The other prominent literary element in “She Unnames Them” is allegory. Le Guin’s story is about Eve unnaming the animals and herself, but the story is much more than that. Eve represents everyone who has ever felt limited or stunted by the labels stuck onto him or her by the rest of the world. She especially represents women. The story is a bit feministic, as can be seen by Adam being characterized as the stereotypical male who does not pay much attention to his female counterpart.

Also, Eve rejects the label given to her by a man, putting herself on the same level of authority as him. She claims the power of the language of the man for herself and thus makes herself equal to him. During the time when Le Guin was writing this story, women were still trying to gain equal rights with men in all sorts of areas, so it can be assumed that this non-equality frustrated Le Guin, since she made Eve, her character, so against the idea of a male-female hierarchy. Women were looking to be seen as individuals, not grouped together as a flock of acquiescent hens. Many of them wanted to break out of the stereotype of the homemaker, as Eve does in the story (at one point, Adam asks her when dinner will be, to which she replies that she is not sure).

“She Unnames Them” is more than just a feministic story, however; it also applies to all who have felt labeled by people in their lives. It brings to mind Shakespeare’s famous line, “What’s in a name?” Eve feels that the names given to her and the animals do not do them justice. There is no way that something’s name can describe the essence of who or what it is. A pigeon is not just a pigeon; each one is unique, different in some way from all the other pigeons. Why, then, are they all given the same name?

And even it was given an individual name, as we humans tend to be, how could that one word encompass all the aspects that make it up? Names are only labels, and labels are limiting. They can also be tinted with bias. When I think of someone’s name, I recall my own ideas about who that person is based on my memories of them, but I can never know the essence of who they are, and thus my perception of him or her is incomplete and skewed. This can even apply to other people groups who are stereotyped and judged based on the color of their skin or the accent of their speech.

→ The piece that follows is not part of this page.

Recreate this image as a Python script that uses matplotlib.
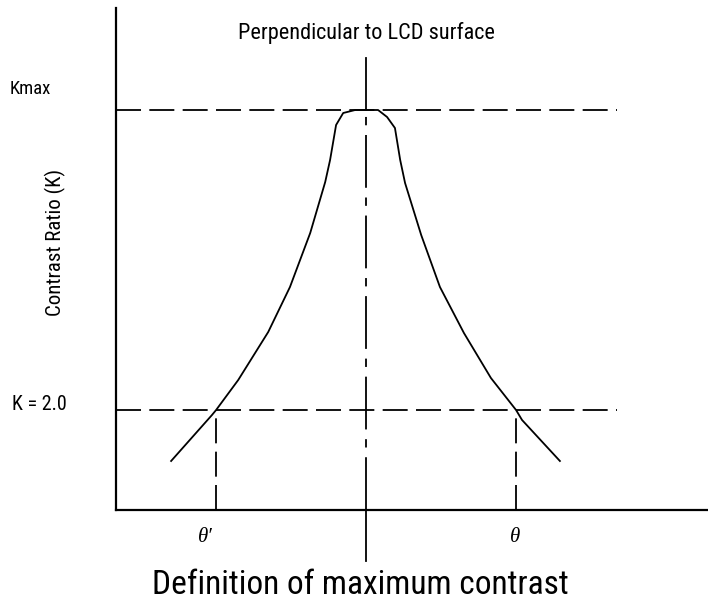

However, when Eve and the animals let go of their names, they suddenly feel closer to one another. “They seemed far closer than when their names had stood between myself and them like a clear barrier: so close that my fear of them and their fear of me became one same fear,” Eve tells the reader. She also describes “the desire to smell one another’s smells, feel or rub or caress one another’s scales or skin or feathers or fur, taste one another’s blood or flesh, [to] keep one another warm.”

Suddenly, they all become simultaneously vulnerable and in tune to one another. Eve also realizes that now that she has chosen this path, she must choose her words carefully: “My words,” she says, “must be as slow, as new, as single, as tentative as the steps I took going down the path away from the house, between the dark-branched, tall dancers motionless against the winter shining.” The “tall dancers” she refers to are trees, and the “winter shining” is the sun, but her words paint so much more of a picture than the words “trees” and “sun.”

The words she chooses capture more of the effect the trees and sun have on her, making her carefully chosen vocabulary more effective than Adam’s labels. It gives an image of peaceful stillness and resolution as Eve walks away from Adam, ready now to be her own person.

Le Guin’s short story is a beautiful picture of finding one’s individuality. It causes the reader to question the usefulness of a name as a descriptive tool. Although practical, a name is nothing more than a label, and cannot describe the essence of anyone or anything. Le Guin uses the literary devices of allegory and allusion to provoke her readers to think about the labels which they are given and which they give others.